John Kenneth Galbraith, "In Goldman, Sachs We Trust" (1954) from John Kenneth Galbraith: The Affluent Society and Other Writings 1952–1967:
When I was studying Nathanael West and the breakdowns of the 1930, I remember one scholarly book argued that jigsaw puzzles saw a big rise in popularity in the 1930s because it was very difficult to put together a view of what was really going on in the world. That is, the jigsaw puzzle took what everyone was experiencing (confusion over how the world fit together now, especially the financial world) and allowed people the pleasure of solving the picture. This professor connected the financial jigsaw puzzle to the first chapter of The Grapes of Wrath, with the soon-to-be dispossessed farmer wondering who he should shoot to solve his problem and the sympathetic bulldozer operator noting that you can't really shoot anyone to solve this problem because no one person is in control of the system.
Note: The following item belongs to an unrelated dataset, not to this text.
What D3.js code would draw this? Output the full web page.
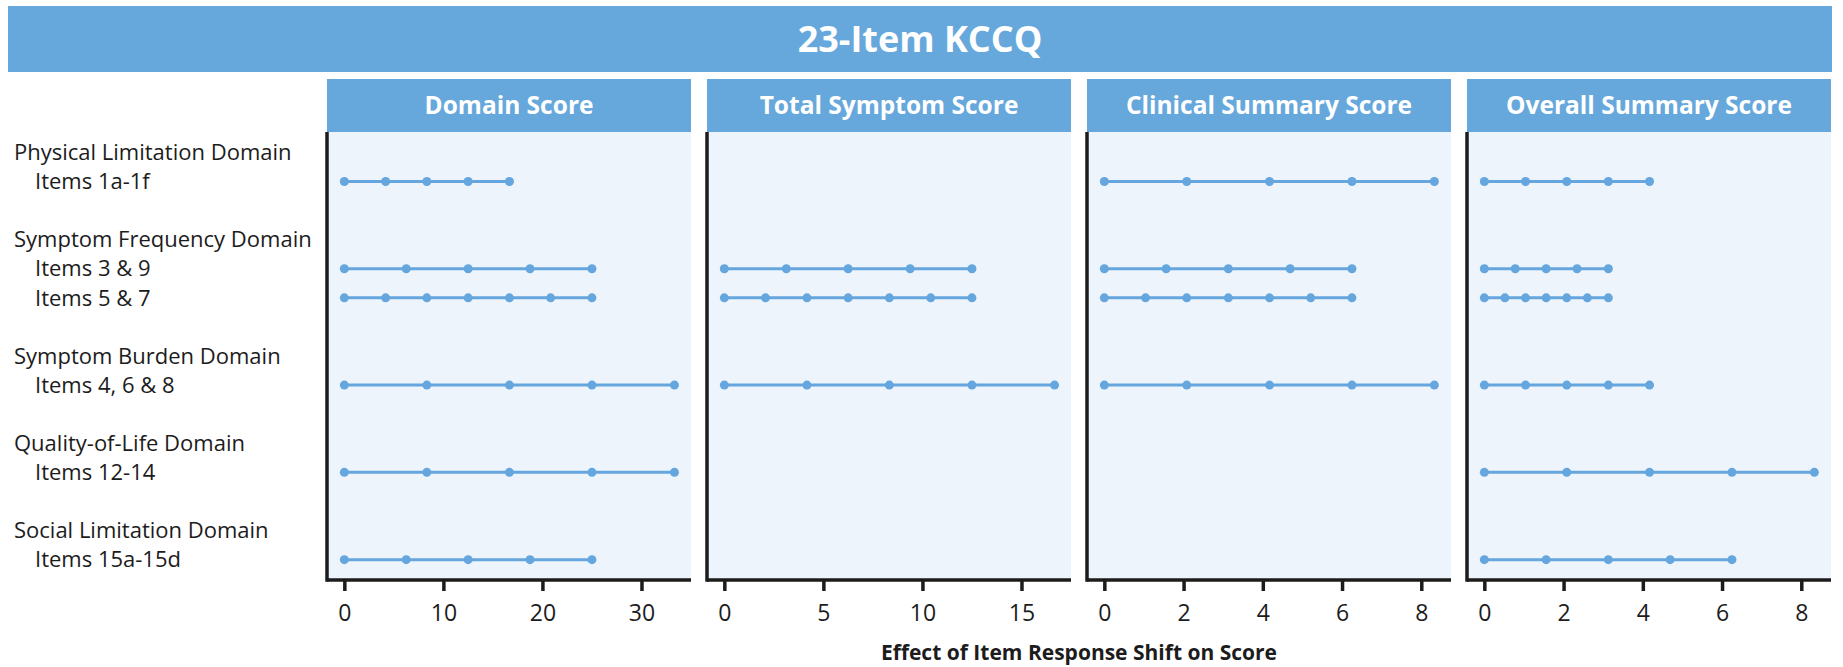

That's the feeling I get reading Galbraith's "In Goldman, Sachs We Trust," part of a chapter from his book on the stock market crash of 1929. Galbraith draws the lines--with many numbers--of how Goldman, Sachs came to dominate the market with its investment trust.
But, although the headnote says this piece is very clear and although we could be said to have lived through a very similar crash recently (with overleveraged investment firm), I still found this version of the story a little hard to follow. Maybe when we're dealing with these many numbers, I want some of those Ezra Klein-style charts and graphs. Or maybe this is one of those situations where people seem to be doing something so cockamamie that it's hard to grasp after the fact. Or maybe I just didn't read it carefully enough while I was at the gym today (busted!).
Galbraith does make his explanation a little easier to follow--but maybe a little harder to prosecute--by personifying Goldman, Sachs: Goldman, Sachs comes to understand something, and Goldman, Sachs uses some new financial tool, and Goldman, Sachs buys and sells. Who does this? Are there people behind these bad decisions? In Galbraith's account, not really. So who do we shoot to change the system?